Some semblance of understanding may lie in the psychology of C.G. Jung. He stresses the existence of a conflict of opposites, or enantiodromia. This is a term Heraclitus used to describe the endless to and fro process of the eternal flux. The opposites are at war with each other, but in this conflict there is harmony, for both positive and negative need one another. Jung based his theory of compensation on this principle, claiming that the conscious attitude, at times, must be balanced by gaining awareness of certain unconscious processes. According to Jung, “Just as all energy proceeds from opposition, so the psyche too possesses its inner polarity, this being the indispensable prerequisite for its aliveness, as Heraclitus realized long ago” (Jung 346).
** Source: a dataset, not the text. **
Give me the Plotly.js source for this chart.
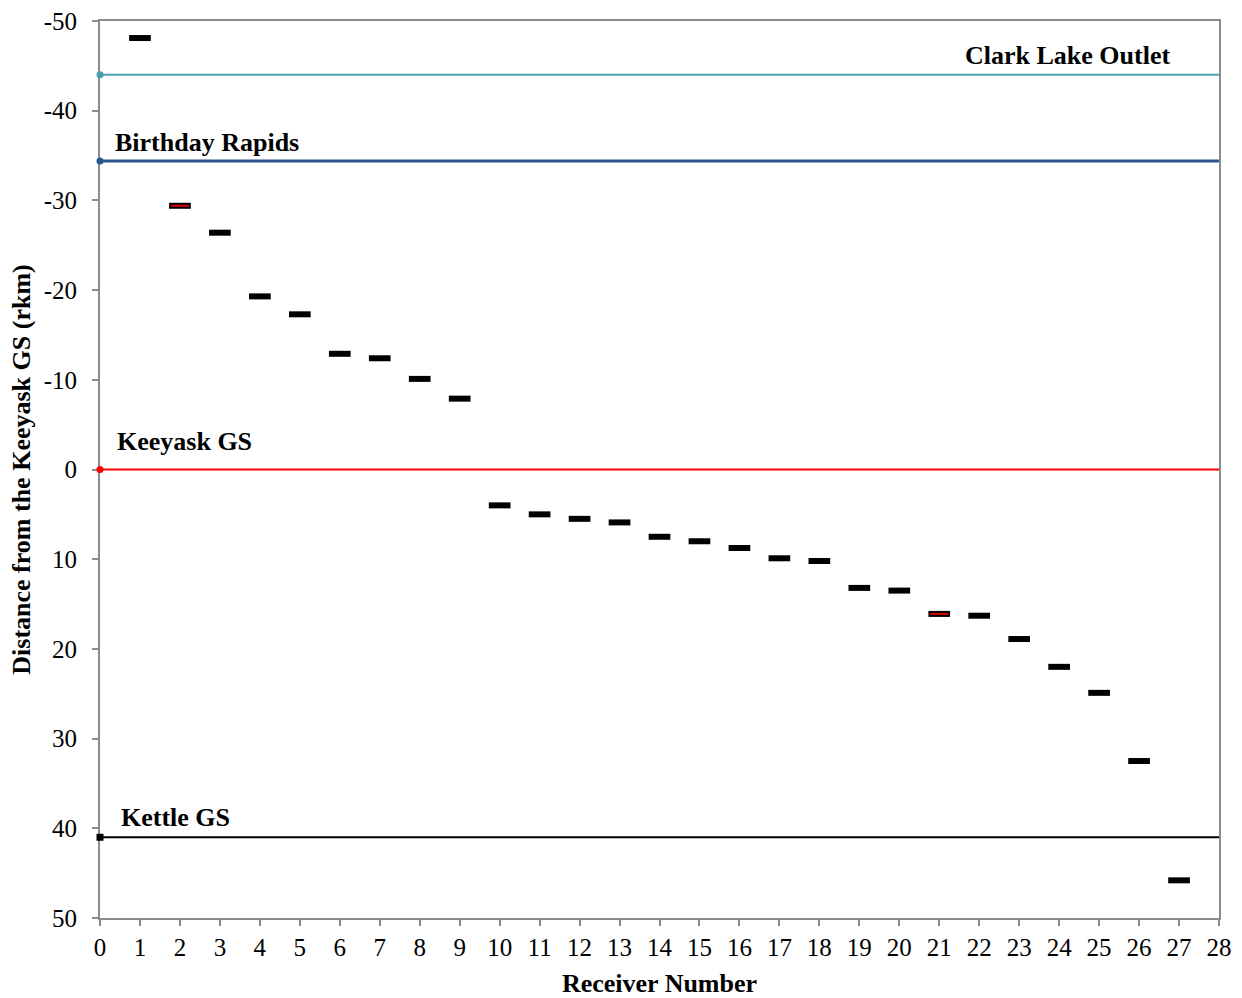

It seems that Heraclitus’ teaching does not consider success any better than failure, good any better than evil, prosperity any better than poverty, etc. In the linear view, good is at one pole, evil at the other. The cyclical view, however, holds that the same reality, in this case good/evil (for want of a better term) is constantly shifting between different faces. It’s like the Jeckyll-Hyde story. How would we know what good is like if we did not have evil to complement it and compare it with? How can we know how pleasant life is until we have allowed room for our angst, our fears, and the inevitability of our own death? It seems that Heraclitus is teaching a complementarity of Being. As above, so below.

Works Cited

Jung, C.G. Memories, Dreams, and Reflections. New York: Vintage, 1965.

Wheelwright, Philip. The Presocratics. Indianapolis: ITT, 1966.